### COLLECTED DATA
■ ■ ■ ■ ■

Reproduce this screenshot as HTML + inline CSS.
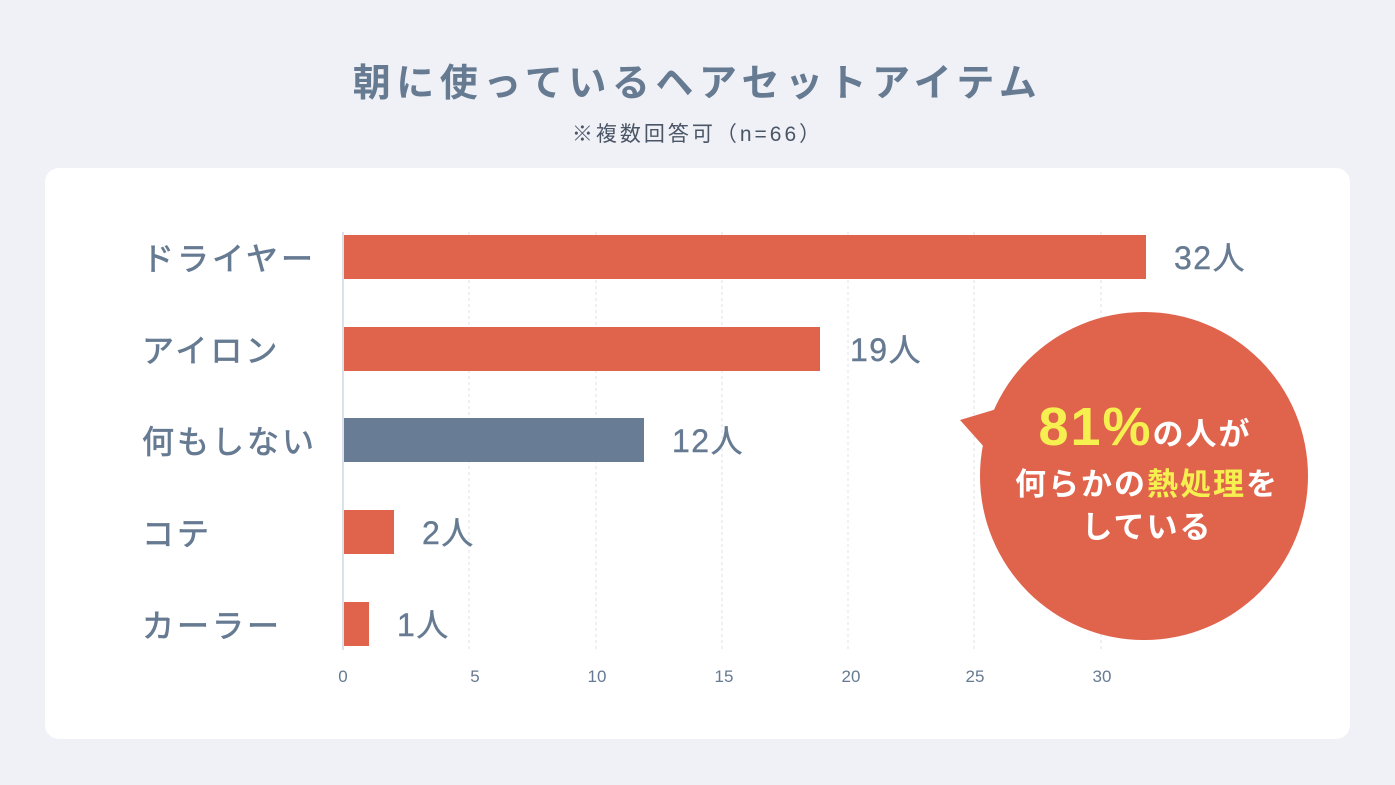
<!DOCTYPE html>
<html><head><meta charset="utf-8"><style>
body{margin:0;width:1395px;height:785px;background:#eff1f6;font-family:"Liberation Sans","Noto Sans CJK JP",sans-serif;position:relative;overflow:hidden;color:#667a92}
.t{position:absolute;left:0;width:1395px;text-align:center}
</style></head><body>
<div class="t" style="top:52px;font-size:38px;font-weight:bold;color:#667a92;letter-spacing:5.5px">朝に使っているヘアセットアイテム</div>
<div class="t" style="top:118px;font-size:21px;color:#4a5566;letter-spacing:3px">※複数回答可（n=66）</div>
<div style="position:absolute;left:45px;top:168px;width:1305px;height:571px;background:#fff;border-radius:14px"></div>
<svg style="position:absolute;left:0;top:0" width="1395" height="785" font-family="Liberation Sans, Noto Sans CJK JP, sans-serif">
<g stroke="#dde2ea" stroke-width="1" stroke-dasharray="3,3">
<line x1="469" y1="232" x2="469" y2="650"/><line x1="596" y1="232" x2="596" y2="650"/><line x1="722" y1="232" x2="722" y2="650"/><line x1="848" y1="232" x2="848" y2="650"/><line x1="974" y1="232" x2="974" y2="650"/><line x1="1101" y1="232" x2="1101" y2="650"/>
</g>
<line x1="343" y1="232" x2="343" y2="650" stroke="#dde2ea" stroke-width="2"/>
<g fill="#e0634c">
<rect x="344" y="235" width="802" height="44"/>
<rect x="344" y="327" width="476" height="44"/>
<rect x="344" y="510" width="50" height="44"/>
<rect x="344" y="602" width="25" height="44"/>
</g>
<rect x="344" y="418" width="300" height="44" fill="#687c96"/>
<g font-size="32" fill="#667a92" stroke="#667a92" stroke-width="0.7" letter-spacing="3">
<text x="142" y="270">ドライヤー</text><text x="142" y="362">アイロン</text><text x="142" y="453">何もしない</text><text x="142" y="545">コテ</text><text x="142" y="637">カーラー</text>
</g>
<g font-size="32" fill="#667a92" stroke="#667a92" stroke-width="0.4" letter-spacing="1.5">
<text x="1174" y="269">32人</text><text x="850" y="361">19人</text><text x="672" y="452">12人</text><text x="422" y="544">2人</text><text x="397" y="636">1人</text>
</g>
<g font-size="17" fill="#667a92" text-anchor="middle">
<text x="343" y="682">0</text><text x="475" y="682">5</text><text x="597" y="682">10</text><text x="724" y="682">15</text><text x="851" y="682">20</text><text x="975" y="682">25</text><text x="1102" y="682">30</text>
</g>
<circle cx="1144" cy="476" r="164" fill="#e0634c"/>
<polygon points="960,420 1000,408 985,448" fill="#e0634c"/>
<text x="1145" y="445" text-anchor="middle" font-weight="bold" fill="#fff" font-size="31" letter-spacing="2"><tspan fill="#f5f04f" font-size="54">81%</tspan>の人が</text>
<text x="1147" y="495" text-anchor="middle" font-weight="bold" fill="#fff" font-size="31" letter-spacing="2">何らかの<tspan fill="#f5f04f">熱処理</tspan>を</text>
<text x="1147" y="538" text-anchor="middle" font-weight="bold" fill="#fff" font-size="31" letter-spacing="2">している</text>
</svg>
</body></html>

■ ■ ■ ■ ■

### WRITTEN REQUEST
Repeat the data exactly, excluding the pictures.

### TASK RESPONSE
Reproduce this screenshot as HTML + inline CSS.
<!DOCTYPE html>
<html><head><meta charset="utf-8"><style>
body{margin:0;width:1395px;height:785px;background:#eff1f6;font-family:"Liberation Sans","Noto Sans CJK JP",sans-serif;position:relative;overflow:hidden;color:#667a92}
.t{position:absolute;left:0;width:1395px;text-align:center}
</style></head><body>
<div class="t" style="top:52px;font-size:38px;font-weight:bold;color:#667a92;letter-spacing:5.5px">朝に使っているヘアセットアイテム</div>
<div class="t" style="top:118px;font-size:21px;color:#4a5566;letter-spacing:3px">※複数回答可（n=66）</div>
<div style="position:absolute;left:45px;top:168px;width:1305px;height:571px;background:#fff;border-radius:14px"></div>
<svg style="position:absolute;left:0;top:0" width="1395" height="785" font-family="Liberation Sans, Noto Sans CJK JP, sans-serif">
<g stroke="#dde2ea" stroke-width="1" stroke-dasharray="3,3">
<line x1="469" y1="232" x2="469" y2="650"/><line x1="596" y1="232" x2="596" y2="650"/><line x1="722" y1="232" x2="722" y2="650"/><line x1="848" y1="232" x2="848" y2="650"/><line x1="974" y1="232" x2="974" y2="650"/><line x1="1101" y1="232" x2="1101" y2="650"/>
</g>
<line x1="343" y1="232" x2="343" y2="650" stroke="#dde2ea" stroke-width="2"/>
<g fill="#e0634c">
<rect x="344" y="235" width="802" height="44"/>
<rect x="344" y="327" width="476" height="44"/>
<rect x="344" y="510" width="50" height="44"/>
<rect x="344" y="602" width="25" height="44"/>
</g>
<rect x="344" y="418" width="300" height="44" fill="#687c96"/>
<g font-size="32" fill="#667a92" stroke="#667a92" stroke-width="0.7" letter-spacing="3">
<text x="142" y="270">ドライヤー</text><text x="142" y="362">アイロン</text><text x="142" y="453">何もしない</text><text x="142" y="545">コテ</text><text x="142" y="637">カーラー</text>
</g>
<g font-size="32" fill="#667a92" stroke="#667a92" stroke-width="0.4" letter-spacing="1.5">
<text x="1174" y="269">32人</text><text x="850" y="361">19人</text><text x="672" y="452">12人</text><text x="422" y="544">2人</text><text x="397" y="636">1人</text>
</g>
<g font-size="17" fill="#667a92" text-anchor="middle">
<text x="343" y="682">0</text><text x="475" y="682">5</text><text x="597" y="682">10</text><text x="724" y="682">15</text><text x="851" y="682">20</text><text x="975" y="682">25</text><text x="1102" y="682">30</text>
</g>
<circle cx="1144" cy="476" r="164" fill="#e0634c"/>
<polygon points="960,420 1000,408 985,448" fill="#e0634c"/>
<text x="1145" y="445" text-anchor="middle" font-weight="bold" fill="#fff" font-size="31" letter-spacing="2"><tspan fill="#f5f04f" font-size="54">81%</tspan>の人が</text>
<text x="1147" y="495" text-anchor="middle" font-weight="bold" fill="#fff" font-size="31" letter-spacing="2">何らかの<tspan fill="#f5f04f">熱処理</tspan>を</text>
<text x="1147" y="538" text-anchor="middle" font-weight="bold" fill="#fff" font-size="31" letter-spacing="2">している</text>
</svg>
</body></html>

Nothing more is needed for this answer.